Advanced Applications of Soft Matter
Actuators for Soft Robotics
Actuators are materials that can move, similar to artificial muscles. In traditional robotics, movement is generated by motors. In order to develop soft robotics, a new method is required that can allow for quick, strong, repeatable motions, but does not require high modulus materials, such as metals. We have developed a method whereby a stiff fabric interphase provides mechanical support for silicone elastomer and polyampholyte hydrogel surface layers. By preferentially swelling or deswelling one of these layers, we can enable controlled, cyclable movement.
Hubbard, A. M.; Cui, W.; Huang, Y.; Takahashi, R.; Dickey, M. D.; Genzer, J.; King, D. R.*; Gong, J. P. “Hydrogel/Elastomer Laminates Bonded via Fabric Interphases for Stimuli-Responsive Actuators.” Matter (Cell Press) 2019, 1 (3): 674–689.

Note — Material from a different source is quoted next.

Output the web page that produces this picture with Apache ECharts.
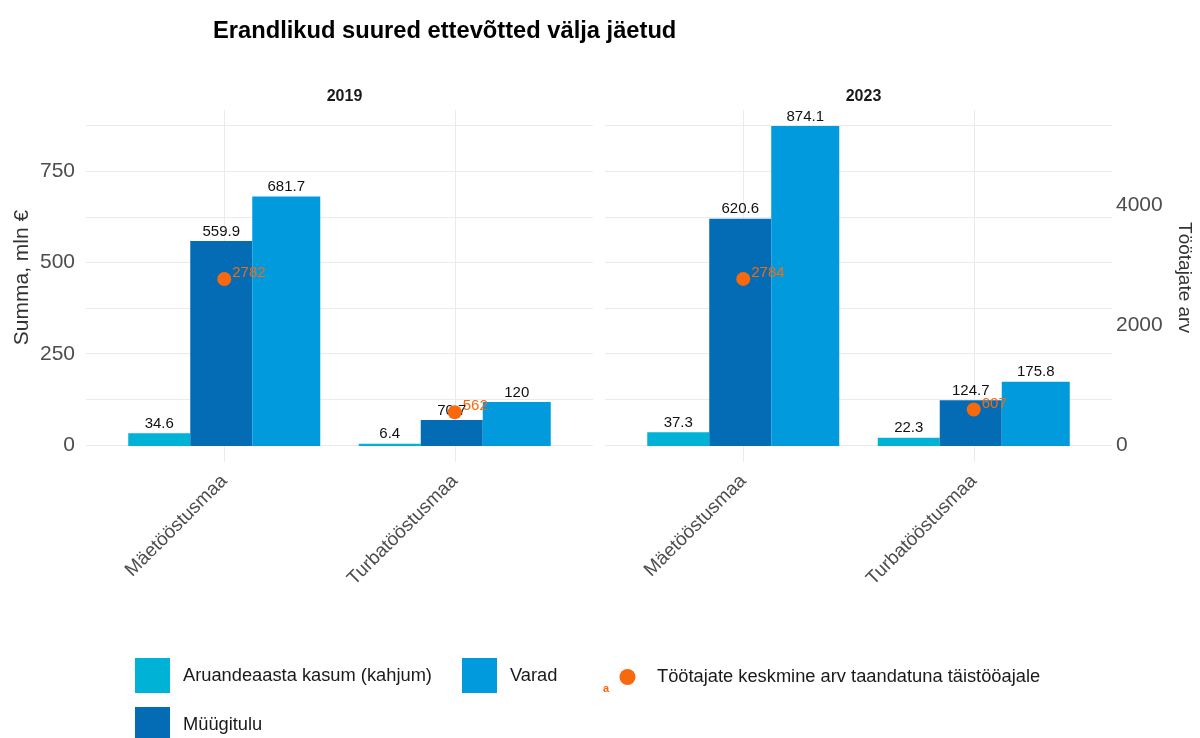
<!DOCTYPE html>
<html>
<head>
<meta charset="utf-8">
<script src="https://cdn.jsdelivr.net/npm/echarts@6/dist/echarts.min.js"></script>
<style>
  html, body { margin: 0; padding: 0; background: #fff; }
  #chart { width: 1200px; height: 738px; }
</style>
</head>
<body>
<div id="chart"></div>
<script>
// andmed
const categories = ['Mäetööstusmaa', 'Turbatööstusmaa']
const years = ['2019', '2023']
const kasum2019 = [34.6, 6.4]
const kasum2023 = [37.3, 22.3]
const myyk2019 = [559.9, 70.7]
const myyk2023 = [620.6, 124.7]
const varad2019 = [681.7, 120]
const varad2023 = [874.1, 175.8]
const tootajad2019 = [2782, 562]
const tootajad2023 = [2784, 607]
const leftTicks = [0, 250, 500, 750]
const rightTicks = [0, 2000, 4000]

const FONT = '"Liberation Sans", Arial, sans-serif'
const C_KASUM = '#00B2D6'
const C_MYYK = '#046CB4'
const C_VARAD = '#009ADD'
const C_PUNKT = '#F8690E'
const GRIDLINE = '#EBEBEB'

// teljepiirid nagu ggplot (5% laiendus)
const dataMax = Math.max(...varad2019, ...varad2023)
const yHi = dataMax * 1.05
const yLo = -dataMax * 0.05
const k = 6.1 // teise telje suhe

const chart = echarts.init(document.getElementById('chart'))

const barLabel = {
  show: true,
  position: 'top',
  distance: 2,
  color: '#111',
  fontSize: 15,
  fontFamily: FONT
}

function panelSeries (barGrid, kasum, myyk, varad, tootajad) {
  const xi = barGrid
  const yi = barGrid === 1 ? 1 : 5
  return [
    {
      name: 'Aruandeaasta kasum (kahjum)',
      type: 'bar',
      xAxisIndex: xi,
      yAxisIndex: yi,
      data: kasum,
      barWidth: 62,
      barGap: '0%',
      itemStyle: { color: C_KASUM },
      label: barLabel
    },
    {
      name: 'Müügitulu',
      type: 'bar',
      xAxisIndex: xi,
      yAxisIndex: yi,
      data: myyk,
      barWidth: 62,
      barGap: '0%',
      itemStyle: { color: C_MYYK },
      label: barLabel
    },
    {
      name: 'Varad',
      type: 'bar',
      xAxisIndex: xi,
      yAxisIndex: yi,
      data: varad,
      barWidth: 68,
      barGap: '0%',
      itemStyle: { color: C_VARAD },
      label: barLabel
    },
    {
      name: 'Töötajate keskmine arv taandatuna täistööajale',
      type: 'scatter',
      xAxisIndex: xi,
      yAxisIndex: yi + 1,
      data: tootajad,
      symbol: 'circle',
      symbolSize: 14,
      z: 5,
      itemStyle: { color: C_PUNKT, opacity: 1 },
      label: {
        show: true,
        position: 'right',
        distance: 1,
        offset: [0, -6],
        color: C_PUNKT,
        fontSize: 15,
        fontFamily: FONT
      },
      // vertikaalsed abijooned kategooria keskel
      markLine: {
        silent: true,
        symbol: 'none',
        z: 1,
        label: { show: false },
        lineStyle: { color: GRIDLINE, width: 1, type: 'solid' },
        data: categories.map(c => ({ xAxis: c }))
      }
    }
  ]
}

const catAxis = (grid) => ({
  type: 'category',
  gridIndex: grid,
  data: categories,
  axisLine: { show: false, onZero: true },
  axisTick: { show: false },
  splitLine: { show: false },
  axisLabel: {
    rotate: 45,
    margin: 16,
    color: '#4D4D4D',
    fontSize: 19,
    fontFamily: FONT
  }
})

const hiddenAxis = (grid, min, max) => ({
  type: 'value',
  gridIndex: grid,
  min: min,
  max: max,
  show: false,
  splitLine: { show: false }
})

const legendBase = {
  orient: 'horizontal',
  padding: 0,
  itemWidth: 35,
  itemHeight: 35,
  icon: 'rect',
  textStyle: { fontSize: 18.3, color: '#1A1A1A', fontFamily: FONT, padding: [3, 0, 0, 8] }
}

const option = {
  backgroundColor: '#fff',
  animation: false,
  textStyle: { fontFamily: FONT },
  title: [
    {
      text: 'Erandlikud suured ettevõtted välja jäetud',
      left: 208,
      top: 14,
      textStyle: { fontSize: 23.7, fontWeight: 'bold', color: '#000', fontFamily: FONT }
    },
    {
      text: years[0],
      left: 339.5,
      top: 84,
      textAlign: 'center',
      textStyle: { fontSize: 16, fontWeight: 'bold', color: '#1A1A1A', fontFamily: FONT }
    },
    {
      text: years[1],
      left: 858.5,
      top: 84,
      textAlign: 'center',
      textStyle: { fontSize: 16, fontWeight: 'bold', color: '#1A1A1A', fontFamily: FONT }
    }
  ],
  legend: [
    Object.assign({}, legendBase, { left: 135, top: 658, data: ['Aruandeaasta kasum (kahjum)'] }),
    Object.assign({}, legendBase, { left: 135, top: 707, data: ['Müügitulu'] }),
    Object.assign({}, legendBase, { left: 462, top: 658, data: ['Varad'] }),
    Object.assign({}, legendBase, {
      left: 619.5,
      top: 668,
      itemHeight: 16,
      icon: 'circle',
      textStyle: Object.assign({}, legendBase.textStyle, { padding: [1, 0, 0, 7] }),
      data: ['Töötajate keskmine arv taandatuna täistööajale']
    })
  ],
  graphic: [
    {
      type: 'text',
      left: 603,
      top: 683,
      style: { text: 'a', fill: C_PUNKT, fontSize: 11, fontFamily: FONT, fontWeight: 'bold' }
    }
  ],
  grid: [
    { left: 86, width: 507, top: 110, bottom: 293 },
    { left: 109, width: 461, top: 110, bottom: 276 },
    { left: 605, width: 507, top: 110, bottom: 293 },
    { left: 628, width: 461, top: 110, bottom: 276 }
  ],
  xAxis: [
    { type: 'category', gridIndex: 0, data: categories, show: false },
    catAxis(1),
    { type: 'category', gridIndex: 2, data: categories, show: false },
    catAxis(3)
  ],
  yAxis: [
    {
      type: 'value',
      gridIndex: 0,
      position: 'left',
      min: 0,
      max: yHi,
      interval: 125,
      name: 'Summa, mln €',
      nameLocation: 'middle',
      nameGap: 53,
      nameTextStyle: { fontSize: 21, color: '#333', fontFamily: FONT },
      axisLine: { show: false },
      axisTick: { show: false },
      axisLabel: {
        margin: 11,
        color: '#4D4D4D',
        fontSize: 21,
        fontFamily: FONT,
        showMaxLabel: false,
        formatter: v => (leftTicks.includes(v) ? String(v) : '')
      },
      splitLine: { show: true, showMaxLine: false, lineStyle: { color: GRIDLINE, width: 1 } }
    },
    hiddenAxis(1, yLo, yHi),
    hiddenAxis(1, yLo * k, yHi * k),
    {
      type: 'value',
      gridIndex: 2,
      position: 'left',
      min: 0,
      max: yHi,
      interval: 125,
      axisLine: { show: false },
      axisTick: { show: false },
      axisLabel: { show: false },
      splitLine: { show: true, showMaxLine: false, lineStyle: { color: GRIDLINE, width: 1 } }
    },
    {
      type: 'value',
      gridIndex: 2,
      position: 'right',
      min: 0,
      max: yHi * k,
      interval: 2000,
      name: 'Töötajate arv',
      nameLocation: 'middle',
      nameRotate: -90,
      nameGap: 63,
      nameTextStyle: { fontSize: 19, color: '#333', fontFamily: FONT },
      axisLine: { show: false },
      axisTick: { show: false },
      axisLabel: {
        margin: 4,
        color: '#4D4D4D',
        fontSize: 21,
        fontFamily: FONT,
        showMaxLabel: false,
        formatter: v => (rightTicks.includes(v) ? String(v) : '')
      },
      splitLine: { show: false }
    },
    hiddenAxis(3, yLo, yHi),
    hiddenAxis(3, yLo * k, yHi * k)
  ],
  series: [
    ...panelSeries(1, kasum2019, myyk2019, varad2019, tootajad2019),
    ...panelSeries(3, kasum2023, myyk2023, varad2023, tootajad2023)
  ]
}

chart.setOption(option)
</script>
</body>
</html>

Hydrogels as Synthetic Biomaterials
Biomaterials have some specific mechanical properties that are extremely difficult to achieve in synthetic materials, such as high strength and toughness and high fatigue resistance, all while maintaining a highly hydrated state. It is not possible to achieve all of these properties simultaneously in a homogenous material, and we therefore aim to utilize composite materials to achieve these properties. Beyond just mechanical response, synthetic biomaterials must be able to integrate well within the human body. They must be biocompatible, without causing immune system responses or rejection. Furthermore, they need to be able to integrate with already present biological tissues, either to improve healing, or to act as a permanent prosthetic.
Triphasic Living Hydrogels
The human body is incredibly complex, with important organ systems depending on liquid, solid, and gas inclusions. The circulatory system, controlled by the heart, pumps fluids to the entire body, enabling the active supply of nutrients based on feedback sensors, facilitating proper growth and healing. The skeletal system provides support and mechanical reinforcement for the entire body, allowing for smooth movement and protection from unintended impact. The respiratory system enables oxygen absorption and carbon dioxide release, controlling conditions for metabolic processes. From these examples, we see that these three states of matter work together to generate active materials to support human life: a single phase of matter is not able to perform all of these functions independently. To achieve an evolutionary step towards synthetic biomaterials, we must develop an architecture that can be expanded to support tri-phase (liquid, solid and gas) active materials while maintaining biocompatibility and robust mechanical performance.